Really great cooperative games aren’t all that common. But co-op games that adults can play together with kids? They’re pretty much non-existent. Outside of the surprisingly enduring Lego series from Traveller’s Tales, I haven’t found much that’s actually fun to play with my five-year-old daughter. Games are either too complex for her to find fun or too simple to be all that interesting for me. That middle ground is a barren place, one that Nintendo’s adorable pink blob Kirby has happily filled.

Kirby Star Allies launches today on the Switch as the latest entry in the character’s long-running series of fairly simple platforming games. Kirby games have never exactly been challenging; instead, their appeal is a mix of charm and inventiveness. Kirby’s singular skill is that he’s a glutton. His main form of attack is swallowing enemies whole, and he can even absorb their abilities. Eat the right bad guy and Kirby will turn into a knight with a flaming sword or a cowboy with a twirling lasso. It’s both cute and fun to play around with, exploring all of the different potential abilities as you wander across an array of smartly designed 2D worlds.

Allies follows this formula, but with one key addition: Kirby has a new power that lets him toss a big pink star at an enemy in order to befriend it. You can have up to three friends along to help Kirby, and if you’re playing the game solo, they’re all controlled by the computer. But at any point, another player can hop in and take control of one of them. If you play by yourself, Allies is actually fairly boring; the level design is really simple, and there’s little to recommend it over other, better Kirby adventures, like the excellent Planet Robobot on the Nintendo 3DS. But when you play with someone else, the game comes alive — especially if you’re playing with someone younger.

The lack of challenge in Kirby games has always given them a somewhat breezy quality. Unlike a Super Mario adventure, which you can really dig into, Kirby games pleasantly wash over you. They’re fun, but not especially engaging. Turns out, this structure is perfect for playing the game with children.

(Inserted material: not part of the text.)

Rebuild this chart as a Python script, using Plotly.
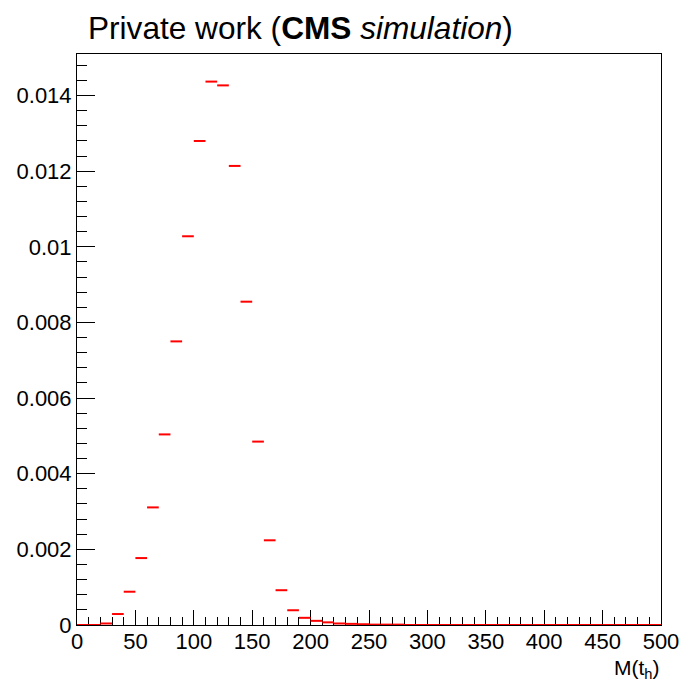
import plotly.graph_objects as go

# Histogram of the hadronic top mass, normalised to unit area (bin width 10 GeV)
bin_edges = list(range(0, 510, 10))
density = [
    0.0, 0.0, 0.00004, 0.00029, 0.00088, 0.00177, 0.00311, 0.00504, 0.00750, 0.01028,
    0.01280, 0.01437, 0.01427, 0.01214, 0.00855, 0.00485, 0.00224, 0.00092, 0.00039, 0.00019,
    0.00011, 0.00007, 0.00004, 0.00003, 0.00002, 0.00001, 0.00001, 0.00001, 0.0, 0.0,
    0.0, 0.0, 0.0, 0.0, 0.0, 0.0, 0.0, 0.0, 0.0, 0.0,
    0.0, 0.0, 0.0, 0.0, 0.0, 0.0, 0.0, 0.0, 0.0, 0.0,
]
y_tick_vals = [0, 0.002, 0.004, 0.006, 0.008, 0.01, 0.012, 0.014]
y_tick_text = ["0", "0.002", "0.004", "0.006", "0.008", "0.01", "0.012", "0.014"]
x_tick_vals = [0, 50, 100, 150, 200, 250, 300, 350, 400, 450, 500]

# Each bin is drawn as a horizontal segment spanning the bin width
seg_x, seg_y = [], []
for lo, hi, v in zip(bin_edges[:-1], bin_edges[1:], density):
    seg_x += [lo, hi, None]
    seg_y += [v, v, None]

FONT = "Liberation Sans, Helvetica, Arial, sans-serif"

fig = go.Figure()
fig.add_trace(go.Scatter(
    x=seg_x, y=seg_y, mode="lines",
    line=dict(color="#ff0000", width=2),
    hoverinfo="skip", showlegend=False,
))

axis_common = dict(
    showgrid=False, zeroline=False, automargin=False,
    showline=True, linecolor="black", linewidth=1, mirror=True,
    ticks="inside", tickcolor="black", tickwidth=1,
    tickfont=dict(family=FONT, size=22, color="black"),
    layer="below traces",
)

fig.update_xaxes(
    range=[0, 500], tickvals=x_tick_vals, ticklen=15, ticklabelstandoff=-3,
    minor=dict(ticks="inside", dtick=10, ticklen=8, tickcolor="black", tickwidth=1),
    **axis_common,
)
fig.update_yaxes(
    range=[0, 0.0151], tickvals=y_tick_vals, ticktext=y_tick_text, ticklen=18,
    minor=dict(ticks="inside", dtick=0.0004, ticklen=10, tickcolor="black", tickwidth=1),
    **axis_common,
)

fig.add_annotation(
    text="Private work (<b>CMS</b> <i>simulation</i>)",
    xref="paper", yref="paper", x=0.016, y=1.046,
    xanchor="left", yanchor="middle", showarrow=False,
    font=dict(family=FONT, size=31.6, color="black"),
)
fig.add_annotation(
    text="M(t<sub>h</sub>)",
    xref="paper", yref="paper", x=1.0, y=-0.052,
    xanchor="right", yanchor="top", showarrow=False, borderpad=0,
    font=dict(family=FONT, size=21, color="black"),
)

fig.update_layout(
    width=681, height=681,
    margin=dict(l=77, r=20, t=54, b=56),
    paper_bgcolor="white", plot_bgcolor="white",
)

fig.write_html("out.html")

For the most part, my daughter can play it just fine on her own, but if she does need a hand, I can jump in and help. I found myself hopping in to defeat some of the trickier bosses but otherwise letting her take the lead. At the same time, while I don’t feel particularly challenged playing, it’s still enjoyable. There’s something incredibly satisfying about Kirby’s eating power, and with four characters on-screen, things can get delightfully hectic. The game is at its best when it comes to the co-op puzzles, where players have to work together to progress. Again, these are all fairly simple — flip a switch to open a gate for your partner or light a fuse so the other person is shot out of a cannon — but I really enjoyed talking through these problems with my kid and having her figure out how to proceed with just a little help from me.

I wish there was a bit more to the level design; there’s not a lot of variety to the environmental puzzles, resulting in fairly straightforward levels. But even still, Kirby Star Allies fills in a gap in the Switch library. It’s a system full of family-friendly experiences, whether it’s Splatoon 2 or Super Mario Odyssey. Unfortunately, few of those experiences can be enjoyed by the entire family. But swallowing sentient snowmen and wizard painters? That’s something everyone can understand.